■ Stated task:
Below are the records; collect from them each line containing the string "matplotlib".
......
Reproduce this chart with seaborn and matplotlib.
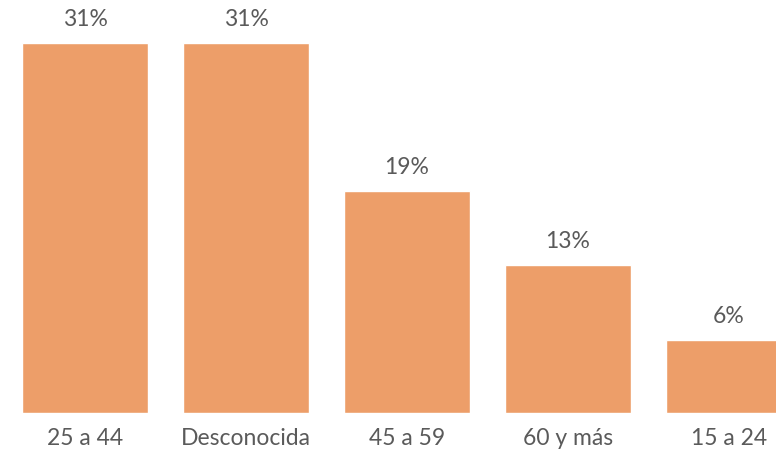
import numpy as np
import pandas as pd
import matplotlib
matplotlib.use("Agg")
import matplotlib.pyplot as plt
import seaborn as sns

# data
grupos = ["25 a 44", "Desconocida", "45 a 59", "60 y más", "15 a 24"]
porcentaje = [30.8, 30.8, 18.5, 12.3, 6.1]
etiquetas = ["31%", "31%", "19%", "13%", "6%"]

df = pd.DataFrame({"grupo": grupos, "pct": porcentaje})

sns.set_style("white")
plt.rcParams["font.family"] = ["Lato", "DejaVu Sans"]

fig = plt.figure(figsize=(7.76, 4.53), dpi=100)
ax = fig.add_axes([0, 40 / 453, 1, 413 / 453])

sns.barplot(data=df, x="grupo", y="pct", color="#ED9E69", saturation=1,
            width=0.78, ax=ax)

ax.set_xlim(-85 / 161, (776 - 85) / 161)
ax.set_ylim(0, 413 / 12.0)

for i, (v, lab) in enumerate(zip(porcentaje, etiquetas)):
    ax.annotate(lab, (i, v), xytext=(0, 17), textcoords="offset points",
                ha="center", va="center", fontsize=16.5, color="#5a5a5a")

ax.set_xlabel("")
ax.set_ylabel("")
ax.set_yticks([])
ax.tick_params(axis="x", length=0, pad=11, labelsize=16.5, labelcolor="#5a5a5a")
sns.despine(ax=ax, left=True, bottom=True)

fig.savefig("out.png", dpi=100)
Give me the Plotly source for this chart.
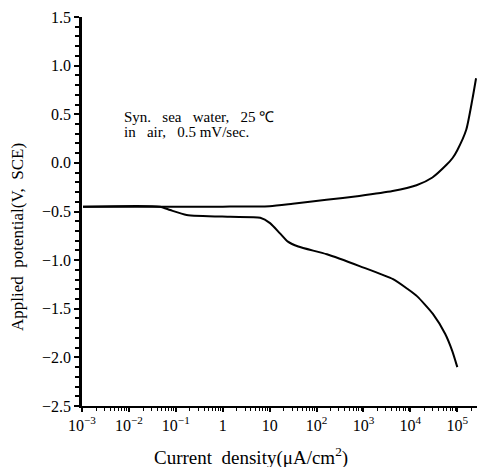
......
■ Exercise solution:
Reproduce this chart with seaborn and matplotlib.
import matplotlib
matplotlib.use("Agg")
import matplotlib.pyplot as plt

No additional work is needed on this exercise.